> [STATED TASK]: Restate each of the lines given below, word for word.

> [DATA SHOWN]:
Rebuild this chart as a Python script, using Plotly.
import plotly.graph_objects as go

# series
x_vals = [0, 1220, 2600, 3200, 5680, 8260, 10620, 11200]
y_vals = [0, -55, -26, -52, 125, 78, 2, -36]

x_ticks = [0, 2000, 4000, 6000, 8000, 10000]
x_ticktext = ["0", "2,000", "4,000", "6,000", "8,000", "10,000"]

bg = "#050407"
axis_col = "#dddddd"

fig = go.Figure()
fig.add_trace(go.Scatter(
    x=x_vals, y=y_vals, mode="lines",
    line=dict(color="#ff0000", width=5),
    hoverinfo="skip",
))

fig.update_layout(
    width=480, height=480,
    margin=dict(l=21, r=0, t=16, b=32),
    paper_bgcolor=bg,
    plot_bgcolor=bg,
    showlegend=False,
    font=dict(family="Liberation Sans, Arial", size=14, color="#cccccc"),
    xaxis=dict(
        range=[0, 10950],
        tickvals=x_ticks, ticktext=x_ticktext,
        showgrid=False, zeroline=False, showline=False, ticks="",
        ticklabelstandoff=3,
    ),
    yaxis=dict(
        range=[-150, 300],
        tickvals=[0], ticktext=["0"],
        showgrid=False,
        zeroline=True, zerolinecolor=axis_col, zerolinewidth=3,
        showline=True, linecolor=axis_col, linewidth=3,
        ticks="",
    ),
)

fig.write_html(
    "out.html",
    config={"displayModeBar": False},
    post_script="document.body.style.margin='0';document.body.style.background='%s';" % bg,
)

> [COMPLETED EXERCISE]:
Rebuild this chart as a Python script, using Plotly.
import plotly.graph_objects as go

# series
x_vals = [0, 1220, 2600, 3200, 5680, 8260, 10620, 11200]
y_vals = [0, -55, -26, -52, 125, 78, 2, -36]

x_ticks = [0, 2000, 4000, 6000, 8000, 10000]
x_ticktext = ["0", "2,000", "4,000", "6,000", "8,000", "10,000"]

bg = "#050407"
axis_col = "#dddddd"

fig = go.Figure()
fig.add_trace(go.Scatter(
    x=x_vals, y=y_vals, mode="lines",
    line=dict(color="#ff0000", width=5),
    hoverinfo="skip",
))

fig.update_layout(
    width=480, height=480,
    margin=dict(l=21, r=0, t=16, b=32),
    paper_bgcolor=bg,
    plot_bgcolor=bg,
    showlegend=False,
    font=dict(family="Liberation Sans, Arial", size=14, color="#cccccc"),
    xaxis=dict(
        range=[0, 10950],
        tickvals=x_ticks, ticktext=x_ticktext,
        showgrid=False, zeroline=False, showline=False, ticks="",
        ticklabelstandoff=3,
    ),
    yaxis=dict(
        range=[-150, 300],
        tickvals=[0], ticktext=["0"],
        showgrid=False,
        zeroline=True, zerolinecolor=axis_col, zerolinewidth=3,
        showline=True, linecolor=axis_col, linewidth=3,
        ticks="",
    ),
)

fig.write_html(
    "out.html",
    config={"displayModeBar": False},
    post_script="document.body.style.margin='0';document.body.style.background='%s';" % bg,
)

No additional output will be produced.